Une double lecture de l’art et de l’artisanat
A Tergnier, entre Amiens et Reims, la manufacture de la Maison Camille Fournet s’habille d’art. A cette fin, elle a collaboré avec l’association Home Affairs, une plateforme artistique, sociale et économique qui crée des cadres de travail inédits et expérimentaux pour les artistes et designers dans des manufactures et sur des chantiers de construction. Ces derniers peuvent ainsi puiser dans les éléments de production de ces sites pour les réinventer sous une autre forme.
Ces ateliers, en cours d’extension, sont le lieu idéal pour faire éclore la créativité artistique. Tout a commencé par une invitation lancée en 2023 par Camille Fournet à Oriane Déchery, la fondatrice de Home Affairs, qui a, à son tour, proposé à trois autres artistes et designers de venir travailler en résidence, aux côtés des employés de la marque, entraînant un projet à double dimension. Tous ont pu utiliser les matières premières de l’atelier, notamment le cuir, pour créer leurs œuvres qui habillent désormais les différents espaces.
Oriane Déchery, l’artiste précurseure
Oriane Déchery, figure phare de ce projet, est une plasticienne française née en 1983 et basée à Paris. Durant l’année de résidence, elle a co-créé avec d’autres artistes des œuvres et objets produits à partir des matériaux de la manufacture et du chantier, explorant les notions de travail, de réemploi et de fiction domestique. Sa démarche est profondément collaborative et installée dans le réel : elle interroge les processus de production, les matériaux banals et l’interaction avec les artisans.
Lors de la résidence, elle a observé les gestes des artisans et s’est inspirée d’un objet : des gants en coton utilisés pour essuyer les outils après la coloration, qui deviennent comme de petites peintures. L’artiste a ainsi sculpté trois grandes mains représentant les gestes de trois travailleuses. Ces sculptures sont mobiles sur roulettes mais figées dans leurs gestes, à l’inverse des artisans dont les gestes sont continus mais les corps immobiles. Le revêtement des sculptures est fabriqué à partir de documents administratifs des services de la manufacture, broyés en pâte de papier. Dans un autre registre, Oriane Déchery a demandé à une centaine d’artisans d’arrêter leur travail pour photographier leurs mains. Elle a ensuite encollé de manière définitive ces images dans les espaces de direction où les décisions sont prises. “Une façon de remettre au centre les corps supervisés des artisans, de leur redonner un pouvoir” explique le site.
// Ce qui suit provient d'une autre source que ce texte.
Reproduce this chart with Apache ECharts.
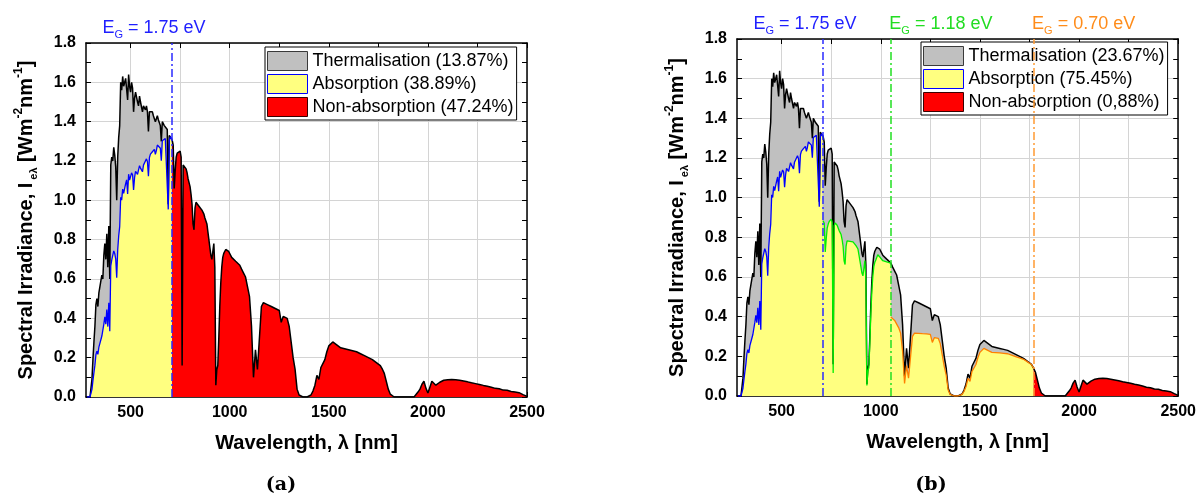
<!DOCTYPE html>
<html>
<head>
<meta charset="utf-8">
<script src="https://cdn.jsdelivr.net/npm/echarts@6/dist/echarts.min.js"></script>
<style>
  html, body { margin: 0; padding: 0; background: #fff; }
  #chart { width: 1199px; height: 495px; }
</style>
</head>
<body>
<div id="chart"></div>
<script>
// AM1.5 global spectrum: 5 nm steps to 1000 nm, 10 nm steps beyond.
// The grid carries the three band-gap wavelengths (709, 1051, 1771 nm).
const wavelengthNm = [
  280,285,290,295,300,305,310,315,320,325,330,335,340,345,350,355,360,365,370,375,
  380,385,390,395,400,405,410,415,420,425,430,435,440,445,450,455,460,465,470,475,
  480,485,490,495,500,505,510,515,520,525,530,535,540,545,550,555,560,565,570,575,
  580,585,590,595,600,605,610,615,620,625,630,635,640,645,650,655,660,665,670,675,
  680,685,690,695,700,705,709,715,720,725,730,735,740,745,750,755,760,765,770,775,
  780,785,790,795,800,805,810,815,820,825,830,835,840,845,850,855,860,865,870,875,
  880,885,890,895,900,905,910,915,920,925,930,935,940,945,950,955,960,965,970,975,
  980,985,990,995,1000,
  1010,1020,1030,1040,1051,1060,1070,1080,1090,1100,
  1110,1120,1130,1140,1150,1160,1170,1180,1190,1200,
  1210,1220,1230,1240,1250,1260,1270,1280,1290,1300,
  1310,1320,1330,1340,1350,1360,1370,1380,1390,1400,
  1410,1420,1430,1440,1450,1460,1470,1480,1490,1500,
  1510,1520,1530,1540,1550,1560,1570,1580,1590,1600,
  1610,1620,1630,1640,1650,1660,1670,1680,1690,1700,
  1710,1720,1730,1740,1750,1760,1771,1780,1790,1800,
  1810,1820,1830,1840,1850,1860,1870,1880,1890,1900,
  1910,1920,1930,1940,1950,1960,1970,1980,1990,2000,
  2010,2020,2030,2040,2050,2060,2070,2080,2090,2100,
  2110,2120,2130,2140,2150,2160,2170,2180,2190,2200,
  2210,2220,2230,2240,2250,2260,2270,2280,2290,2300,
  2310,2320,2330,2340,2350,2360,2370,2380,2390,2400,
  2410,2420,2430,2440,2450,2460,2470,2480,2490,2500
];

// Spectral irradiance [W m^-2 nm^-1] on the grid above
const irradiance = [
  0,0,0,0,0.01,0.09,0.19,0.28,0.36,0.47,0.50,0.46,0.53,0.52,0.59,0.62,0.60,0.72,0.78,0.70,
  0.83,0.66,0.87,0.60,1.18,1.22,1.20,1.27,1.23,1.17,1.00,1.22,1.32,1.38,1.60,1.56,1.63,1.58,1.57,1.62,
  1.63,1.51,1.64,1.58,1.55,1.60,1.57,1.45,1.52,1.55,1.54,1.50,1.48,1.53,1.50,1.49,1.45,1.48,1.47,1.46,
  1.48,1.45,1.35,1.45,1.46,1.44,1.45,1.43,1.44,1.40,1.41,1.43,1.41,1.40,1.38,1.30,1.40,1.39,1.38,1.38,
  1.37,1.36,0.98,1.33,1.34,1.32,1.31,1.28,1.06,1.15,1.22,1.24,1.25,1.24,1.25,1.22,0.16,1.18,1.19,1.17,
  1.16,1.14,1.11,1.10,1.07,1.03,0.98,0.88,0.85,0.96,0.99,0.98,0.99,0.97,0.96,0.97,0.95,0.95,0.93,0.91,
  0.90,0.88,0.84,0.80,0.76,0.72,0.70,0.74,0.78,0.66,0.06,0.14,0.16,0.30,0.46,0.58,0.66,0.71,0.73,0.74,
  0.75,0.76,0.75,0.74,0.73,
  0.71,0.70,0.69,0.68,0.67,0.65,0.63,0.61,0.56,0.51,
  0.36,0.10,0.24,0.14,0.30,0.46,0.48,0.48,0.47,0.47,
  0.46,0.46,0.45,0.44,0.44,0.38,0.41,0.42,0.40,0.36,
  0.28,0.20,0.14,0.04,0.01,0,0,0,0,0,
  0.01,0.03,0.06,0.11,0.09,0.15,0.17,0.19,0.23,0.26,
  0.27,0.28,0.27,0.265,0.26,0.25,0.25,0.245,0.24,0.24,
  0.235,0.235,0.23,0.23,0.225,0.22,0.215,0.21,0.205,0.20,
  0.195,0.19,0.185,0.175,0.17,0.16,0.14,0.12,0.08,0.04,
  0.015,0.005,0,0,0,0,0,0,0,0,
  0,0,0,0.01,0.025,0.04,0.065,0.08,0.045,0.02,
  0.05,0.08,0.09,0.06,0.07,0.075,0.08,0.085,0.087,0.088,
  0.088,0.089,0.089,0.088,0.087,0.085,0.083,0.081,0.079,0.077,
  0.075,0.072,0.070,0.068,0.066,0.064,0.061,0.059,0.057,0.055,
  0.052,0.050,0.046,0.044,0.040,0.042,0.036,0.035,0.031,0.034,
  0.027,0.028,0.024,0.025,0.020,0.022,0.016,0.012,0.006,0.003
];

// Power kept by a 1.75 eV absorber, 280–709 nm
const absorbed175 = [
  0,0,0,0,0.004,0.039,0.083,0.124,0.162,0.215,0.233,0.217,0.254,0.253,0.291,0.310,0.305,0.371,0.407,0.370,
  0.445,0.358,0.479,0.334,0.666,0.697,0.694,0.743,0.729,0.701,0.606,0.749,0.819,0.866,1.015,1.001,1.057,1.036,1.041,1.085,
  1.104,1.033,1.133,1.103,1.093,1.140,1.129,1.053,1.115,1.148,1.151,1.132,1.127,1.176,1.164,1.166,1.145,1.179,1.182,1.184,
  1.211,1.196,1.123,1.217,1.235,1.229,1.247,1.240,1.259,1.234,1.253,1.281,1.273,1.274,1.265,1.201,1.303,1.304,1.304,1.314,
  1.314,1.314,0.954,1.304,1.323,1.312,1.310
];

// Power kept by a 1.18 eV absorber, 709–1051 nm
const absorbed118 = [
  0.884,
  0.871,0.726,0.793,0.847,0.867,0.880,0.879,0.892,0.876,0.116,0.859,0.872,0.863,0.861,0.851,0.834,0.832,0.814,0.789,0.755,
  0.682,0.663,0.754,0.782,0.779,0.791,0.780,0.776,0.789,0.777,0.782,0.770,0.758,0.754,0.741,0.711,0.681,0.651,0.620,0.606,
  0.644,0.683,0.581,0.053,0.125,0.143,0.270,0.416,0.527,0.603,0.652,0.674,0.686,0.699,0.712,0.706,0.701,0.695,
  0.682,0.679,0.676,0.673,0.670
];

// Power kept by a 0.70 eV absorber, 1051–1771 nm
const absorbed070 = [
  0.398,
  0.389,0.381,0.372,0.345,0.317,0.226,0.063,0.153,0.090,0.195,
  0.301,0.317,0.320,0.316,0.318,0.314,0.317,0.313,0.308,0.311,
  0.270,0.294,0.304,0.291,0.264,0.207,0.149,0.105,0.030,0.008,
  0,0,0,0,0,0.008,0.024,0.048,0.089,0.074,
  0.124,0.141,0.159,0.194,0.220,0.230,0.240,0.233,0.230,0.228,
  0.220,0.222,0.219,0.215,0.217,0.214,0.215,0.212,0.213,0.210,
  0.206,0.203,0.199,0.196,0.192,0.188,0.185,0.181,0.172,0.168,0.159,
  0.140
];

const bandgapNm = [709, 1051, 1771];
const bandgapLabels = ['1.75 eV', '1.18 eV', '0.70 eV'];
const legendA = ['Thermalisation (13.87%)', 'Absorption (38.89%)', 'Non-absorption (47.24%)'];
const legendB = ['Thermalisation (23.67%)', 'Absorption (75.45%)', 'Non-absorption (0,88%)'];
const xTickValues = [500, 750, 1000, 1250, 1500, 1750, 2000, 2250, 2500];
const xLabelValues = [500, 1000, 1500, 2000, 2500];

const FONT = '"Liberation Sans", Arial, Helvetica, sans-serif';
const C = {
  gray: '#c0c0c0', yellow: '#ffff80', red: '#ff0000', black: '#000000',
  blue: '#0000ff', green: '#00ee00', orange: '#ff8000',
  blueDash: '#2a2aff', greenDash: '#22e022', orangeDash: '#ff9a33',
  blueText: '#1f1fff', greenText: '#22dd22', orangeText: '#ff8c1a'
};

const toPairs = (xs, ys) => ys.map((y, i) => [xs[i], y]);
const i709 = wavelengthNm.indexOf(bandgapNm[0]);
const i1051 = wavelengthNm.indexOf(bandgapNm[1]);
const i1771 = wavelengthNm.indexOf(bandgapNm[2]);
const spectrum = toPairs(wavelengthNm, irradiance);
const blueCurve = toPairs(wavelengthNm.slice(0, i709 + 1), absorbed175);
const greenCurve = toPairs(wavelengthNm.slice(i709, i1051 + 1), absorbed118);
const orangeCurve = toPairs(wavelengthNm.slice(i1051, i1771 + 1), absorbed070);

function gapMarker(x, label, lineColor, textColor, dx) {
  return {
    silent: true,
    symbol: ['none', 'none'],
    animation: false,
    lineStyle: { color: lineColor, type: [8, 3, 2, 3], width: 1.5, opacity: 1 },
    label: {
      show: true,
      position: 'end',
      distance: 3,
      offset: [dx, 0],
      formatter: '{e|E}{g|G}{t| = ' + label + '}',
      rich: {
        e: { fontSize: 18, lineHeight: 24, color: textColor, fontFamily: FONT },
        g: { fontSize: 11, lineHeight: 11, verticalAlign: 'bottom', color: textColor, fontFamily: FONT },
        t: { fontSize: 18, lineHeight: 24, color: textColor, fontFamily: FONT }
      }
    },
    emphasis: { disabled: true },
    data: [{ xAxis: x }]
  };
}

function area(name, data, lineColor, fillColor, axis, width, extra) {
  return Object.assign({
    name, type: 'line', data,
    xAxisIndex: axis, yAxisIndex: axis,
    showSymbol: false, symbol: 'none', smooth: false, silent: true,
    animation: false,
    lineStyle: { color: lineColor, width },
    itemStyle: { color: fillColor },
    areaStyle: { color: fillColor, opacity: 1 },
    emphasis: { disabled: true }
  }, extra || {});
}

const labelFont = { color: '#000', fontWeight: 'bold', fontSize: 16, fontFamily: FONT };

function xAxes(gridIndex) {
  return [{
    type: 'value', gridIndex, position: 'bottom', min: 275, max: 2500,
    axisLine: { show: true, onZero: false, lineStyle: { color: '#000', width: 1.5 } },
    axisTick: { show: true, inside: true, length: 5, customValues: xTickValues, lineStyle: { color: '#000' } },
    axisLabel: Object.assign({ customValues: xLabelValues, margin: 8, formatter: v => String(v) }, labelFont),
    splitLine: { show: true, lineStyle: { color: '#d4d4d4', width: 1 } },
    name: 'Wavelength, λ [nm]', nameLocation: 'middle', nameGap: 36,
    nameTextStyle: { color: '#000', fontWeight: 'bold', fontSize: 20, fontFamily: FONT }
  }, {
    type: 'value', gridIndex, position: 'top', min: 275, max: 2500,
    axisLine: { show: true, onZero: false, lineStyle: { color: '#000', width: 1.5 } },
    axisTick: { show: true, inside: true, length: 5, customValues: xTickValues, lineStyle: { color: '#000' } },
    axisLabel: { show: false }, splitLine: { show: false }
  }];
}

function yAxes(gridIndex) {
  const common = {
    type: 'value', gridIndex, min: 0, max: 1.8, interval: 0.2,
    axisLine: { show: true, onZero: false, lineStyle: { color: '#000', width: 1.5 } },
    axisTick: { show: true, inside: true, length: 5, lineStyle: { color: '#000' } },
    minorTick: { show: true, splitNumber: 2, length: 5, lineStyle: { color: '#000' } },
    minorSplitLine: { show: false }
  };
  return [Object.assign({}, common, {
    position: 'left',
    axisLabel: Object.assign({ margin: 10, formatter: v => v.toFixed(1) }, labelFont),
    splitLine: { show: true, lineStyle: { color: '#d4d4d4', width: 1 } },
    name: '{m|Spectral Irradiance, I}{s|eλ}{m| [Wm}{p|-2}{m|nm}{p|-1}{m|]}',
    nameLocation: 'middle', nameGap: 47, nameRotate: 90,
    nameTextStyle: {
      rich: {
        m: { fontSize: 20, fontWeight: 'bold', lineHeight: 26, color: '#000', fontFamily: FONT },
        s: { fontSize: 11, fontWeight: 'bold', lineHeight: 11, verticalAlign: 'bottom', color: '#000', fontFamily: FONT, padding: [0, 0, 0, 3] },
        p: { fontSize: 12, fontWeight: 'bold', lineHeight: 12, verticalAlign: 'top', color: '#000', fontFamily: FONT }
      }
    }
  }), Object.assign({}, common, {
    position: 'right', axisLabel: { show: false }, splitLine: { show: false }
  })];
}

function legendFor(names, left, top) {
  return {
    orient: 'vertical', left, top,
    itemWidth: 40, itemHeight: 19, itemGap: 3, itemTextGap: 6,
    padding: [4, 3, 3, 2],
    backgroundColor: '#fff', borderColor: '#000', borderWidth: 1,
    selectedMode: false,
    textStyle: { fontSize: 18, color: '#000', fontFamily: FONT },
    data: [
      { name: names[0], icon: 'rect', itemStyle: { color: C.gray, borderColor: '#3a3a3a', borderWidth: 1 } },
      { name: names[1], icon: 'rect', itemStyle: { color: C.yellow, borderColor: C.blue, borderWidth: 1 } },
      { name: names[2], icon: 'rect', itemStyle: { color: C.red, borderColor: '#3a0000', borderWidth: 1 } }
    ]
  };
}

const option = {
  backgroundColor: '#fff',
  animation: false,
  grid: [
    { left: 86, top: 43, width: 441, height: 354 },
    { left: 737, top: 39, width: 444, height: 357 }
  ],
  xAxis: [...xAxes(0), ...xAxes(1)],
  yAxis: [...yAxes(0), ...yAxes(1)],
  legend: [legendFor(legendA, 265, 47), legendFor(legendB, 921, 42)],
  graphic: [
    { type: 'text', x: 281, y: 485, style: { text: '(a)', align: 'center', verticalAlign: 'middle', font: 'bold 19px "DejaVu Serif", serif', fill: '#000' } },
    { type: 'text', x: 931, y: 485, style: { text: '(b)', align: 'center', verticalAlign: 'middle', font: 'bold 19px "DejaVu Serif", serif', fill: '#000' } }
  ],
  series: [
    // (a) single 1.75 eV absorber
    area(legendA[0], spectrum.slice(0, i709 + 1), C.black, C.gray, 0, 1.5),
    area(legendA[1], blueCurve, C.blue, C.yellow, 0, 1.3, {
      markLine: gapMarker(bandgapNm[0], bandgapLabels[0], C.blueDash, C.blueText, -18)
    }),
    area(legendA[2], spectrum.slice(i709), C.black, C.red, 0, 1.5),

    // (b) 1.75 / 1.18 / 0.70 eV stack
    area(legendB[0], spectrum.slice(0, i1771 + 1), C.black, C.gray, 2, 1.5),
    area(legendB[1], blueCurve, C.blue, C.yellow, 2, 1.3, {
      markLine: gapMarker(bandgapNm[0], bandgapLabels[0], C.blueDash, C.blueText, -18)
    }),
    area(legendB[1], greenCurve, C.green, C.yellow, 2, 1.3, {
      markLine: gapMarker(bandgapNm[1], bandgapLabels[1], C.greenDash, C.greenText, 50)
    }),
    area(legendB[1], orangeCurve, C.orange, C.yellow, 2, 1.3, {
      markLine: gapMarker(bandgapNm[2], bandgapLabels[2], C.orangeDash, C.orangeText, 50)
    }),
    area(legendB[2], spectrum.slice(i1771), C.black, C.red, 2, 1.5)
  ]
};

const chart = echarts.init(document.getElementById('chart'), null, { renderer: 'canvas' });
chart.setOption(option);
</script>
</body>
</html>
Des artistes pluriels et complémentaires
Romain Guillet, designer et scénographe, a pour sa part passé un an en résidence à Tergnier. Inspiré par les machines et le quotidien de celles et ceux qui y travaillent, il a conçu deux œuvres qui interrogent la relation entre corps et production. La première est une série d’accessoires aimantés, disséminés dans la manufacture : boutons, leviers, manivelles ou fragments de corps en silicone. En détournant les éléments de contrôle des machines, Romain propose un “hacking poétique” qui perturbe la productivité et révèle l’humain derrière la mécanique. La seconde œuvre est un paravent monumental réalisé en cuir recyclé, matériau courant dans la manufacture. Inspiré du motif d’écailles d’alligator, il réinterprète les codes du luxe : une pièce modulable, économique et reproductible, pensée pour dialoguer avec l’architecture du nouveau bâtiment. Ces créations traduisent une volonté d’intégrer l’espace industriel tout en le transformant subtilement.
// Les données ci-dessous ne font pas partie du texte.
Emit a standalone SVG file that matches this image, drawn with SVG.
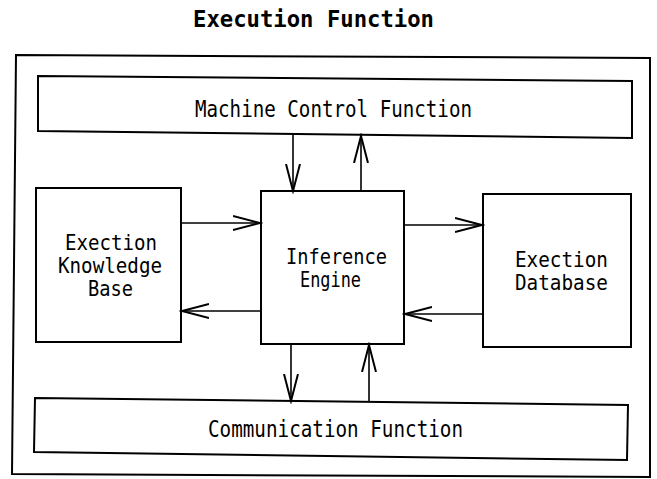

De son côté, Virginie Yassef a amené une réflexion alliant histoire et anthropologie. Cette recherche l’a conduite jusqu’aux rives du Mississippi où sont situées les fermes d’élevage d’alligators. De ce point de départ, elle a remonté un fil historique, celui des Natchez, amérindiens autochtones qui vivaient dans cette région. C’est à partir de ces indices historiques qu’elle a commencé à imaginer un ensemble d’œuvres. Trois faux rochers crocodiliens mobiles pouvant être déplacés dans tous les espaces de la manufacture et intitulés Pierre (1), Pierre (2), Pierre (3), sont associés à trois bannières, nommées Serpent piqué (1,2,3). Les trois bannières présentent des dessins aux messages mystérieux conçus à partir de disques réalisés dans les chutes de peaux d’alligators non utilisées et assemblées sur une couverture de survie argentée froissée. Chaque rocher possède des yeux et semble fossiliser une mémoire en observant tout.
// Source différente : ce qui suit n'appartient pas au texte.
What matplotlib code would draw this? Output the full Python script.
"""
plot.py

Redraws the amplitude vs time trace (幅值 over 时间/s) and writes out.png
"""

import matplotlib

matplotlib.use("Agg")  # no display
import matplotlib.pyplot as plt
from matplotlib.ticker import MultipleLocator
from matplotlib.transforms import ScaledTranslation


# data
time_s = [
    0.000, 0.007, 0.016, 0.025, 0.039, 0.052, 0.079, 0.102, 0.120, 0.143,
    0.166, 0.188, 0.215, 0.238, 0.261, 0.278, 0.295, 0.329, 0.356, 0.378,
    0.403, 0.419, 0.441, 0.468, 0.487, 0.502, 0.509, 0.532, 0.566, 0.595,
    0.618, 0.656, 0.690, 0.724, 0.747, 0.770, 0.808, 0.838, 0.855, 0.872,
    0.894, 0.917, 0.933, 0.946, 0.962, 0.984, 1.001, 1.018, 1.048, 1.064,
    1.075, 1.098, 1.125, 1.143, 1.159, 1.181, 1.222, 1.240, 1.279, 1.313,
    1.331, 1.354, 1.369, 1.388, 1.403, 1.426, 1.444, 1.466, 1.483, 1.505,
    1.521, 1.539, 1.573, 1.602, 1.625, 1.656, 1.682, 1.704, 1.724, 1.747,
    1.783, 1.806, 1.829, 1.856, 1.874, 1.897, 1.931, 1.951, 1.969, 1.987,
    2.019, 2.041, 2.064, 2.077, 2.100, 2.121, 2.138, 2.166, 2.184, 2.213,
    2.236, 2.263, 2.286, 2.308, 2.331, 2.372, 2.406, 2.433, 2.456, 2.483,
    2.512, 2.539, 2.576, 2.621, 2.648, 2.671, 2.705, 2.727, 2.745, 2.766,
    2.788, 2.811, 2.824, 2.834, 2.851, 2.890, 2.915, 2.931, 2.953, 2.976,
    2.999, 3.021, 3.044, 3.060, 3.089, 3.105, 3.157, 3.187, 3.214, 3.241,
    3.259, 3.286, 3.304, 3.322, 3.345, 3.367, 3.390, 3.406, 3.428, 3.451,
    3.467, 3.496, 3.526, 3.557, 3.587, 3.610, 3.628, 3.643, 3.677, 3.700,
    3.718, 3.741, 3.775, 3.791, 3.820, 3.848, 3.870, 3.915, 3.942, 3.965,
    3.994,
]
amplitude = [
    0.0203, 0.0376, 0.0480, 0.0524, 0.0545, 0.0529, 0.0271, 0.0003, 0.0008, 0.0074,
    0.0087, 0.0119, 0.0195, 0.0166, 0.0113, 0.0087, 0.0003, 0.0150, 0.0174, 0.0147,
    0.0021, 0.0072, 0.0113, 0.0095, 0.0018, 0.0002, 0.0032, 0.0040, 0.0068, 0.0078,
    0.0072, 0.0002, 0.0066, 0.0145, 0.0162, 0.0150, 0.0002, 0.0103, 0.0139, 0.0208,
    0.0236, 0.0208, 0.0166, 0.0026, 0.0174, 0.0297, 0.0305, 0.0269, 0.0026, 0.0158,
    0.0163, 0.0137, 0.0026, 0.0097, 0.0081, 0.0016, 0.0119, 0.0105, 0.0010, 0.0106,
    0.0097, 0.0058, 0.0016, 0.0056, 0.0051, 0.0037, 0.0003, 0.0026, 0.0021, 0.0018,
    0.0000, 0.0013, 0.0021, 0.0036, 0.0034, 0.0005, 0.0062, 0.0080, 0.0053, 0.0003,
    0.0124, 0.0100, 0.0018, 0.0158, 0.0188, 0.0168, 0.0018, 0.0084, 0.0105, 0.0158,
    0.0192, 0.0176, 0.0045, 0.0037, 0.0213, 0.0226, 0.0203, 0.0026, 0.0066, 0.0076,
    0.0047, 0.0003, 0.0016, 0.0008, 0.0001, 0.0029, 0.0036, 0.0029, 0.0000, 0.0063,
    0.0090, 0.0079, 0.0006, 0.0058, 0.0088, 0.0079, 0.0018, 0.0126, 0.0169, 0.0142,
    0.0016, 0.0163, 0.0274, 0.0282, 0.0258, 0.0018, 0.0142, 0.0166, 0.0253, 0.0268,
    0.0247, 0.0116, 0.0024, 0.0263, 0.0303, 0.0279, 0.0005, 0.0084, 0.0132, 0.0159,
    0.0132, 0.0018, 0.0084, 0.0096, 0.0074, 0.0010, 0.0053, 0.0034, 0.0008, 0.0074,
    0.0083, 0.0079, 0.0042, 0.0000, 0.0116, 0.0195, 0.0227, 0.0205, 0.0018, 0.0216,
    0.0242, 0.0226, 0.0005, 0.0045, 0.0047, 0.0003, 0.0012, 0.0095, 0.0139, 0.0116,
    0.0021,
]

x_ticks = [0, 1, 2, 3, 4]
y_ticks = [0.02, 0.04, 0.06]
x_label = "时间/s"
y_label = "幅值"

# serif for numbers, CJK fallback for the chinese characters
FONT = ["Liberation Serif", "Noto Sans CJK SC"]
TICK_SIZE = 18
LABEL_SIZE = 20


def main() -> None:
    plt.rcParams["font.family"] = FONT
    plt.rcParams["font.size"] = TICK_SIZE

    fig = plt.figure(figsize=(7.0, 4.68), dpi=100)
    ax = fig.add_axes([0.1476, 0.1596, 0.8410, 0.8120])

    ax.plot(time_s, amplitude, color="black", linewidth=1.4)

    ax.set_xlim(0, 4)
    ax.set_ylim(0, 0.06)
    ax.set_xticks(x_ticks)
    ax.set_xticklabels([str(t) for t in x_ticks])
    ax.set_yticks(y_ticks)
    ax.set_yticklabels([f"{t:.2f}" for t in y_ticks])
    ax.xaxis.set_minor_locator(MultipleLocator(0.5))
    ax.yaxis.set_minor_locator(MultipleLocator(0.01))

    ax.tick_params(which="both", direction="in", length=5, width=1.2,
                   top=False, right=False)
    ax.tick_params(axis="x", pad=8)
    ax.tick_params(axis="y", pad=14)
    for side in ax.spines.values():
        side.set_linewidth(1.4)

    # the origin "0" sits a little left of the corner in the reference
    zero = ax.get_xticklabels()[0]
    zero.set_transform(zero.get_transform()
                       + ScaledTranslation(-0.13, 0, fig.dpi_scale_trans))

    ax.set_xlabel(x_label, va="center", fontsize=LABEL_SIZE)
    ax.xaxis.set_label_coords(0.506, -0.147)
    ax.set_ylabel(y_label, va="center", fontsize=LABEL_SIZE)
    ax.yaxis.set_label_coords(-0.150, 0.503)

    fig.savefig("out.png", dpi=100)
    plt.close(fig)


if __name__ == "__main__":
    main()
Pour cette expérience en manufacture, Maria Alcaide, artiste plasticienne travaillant aussi la vidéo, les textes et les installations, a pour sa part imaginé deux œuvres : Paysage de manufacture et Portraits des manufactures. Ces deux pièces jumelles qui dialoguent entre elles sont présentées dans chaque bâtiment de la manufacture. Maria Alcaide a observé les artisans à l’œuvre, leurs gestes, la précision des mains, et elle a remarqué un jour que beaucoup de travailleuses et travailleurs portaient des tatouages. Pour elle, ces tatouages sont un symbole de classe et constituent un élément essentiel pour réaliser un portrait contemporain de la classe ouvrière. Une référence directe s’établit entre la peau animale et celle des personnes présentes. Dans cette deuxième œuvre, Maria explore des processus inversés : elle utilise un squelette de peau montrant des vides qu’elle remplit avec d’autres matériaux et des photos évoquant ces vides et ces trous. L’installation est pensée pour le nouveau bâtiment vide de Camille Fournet.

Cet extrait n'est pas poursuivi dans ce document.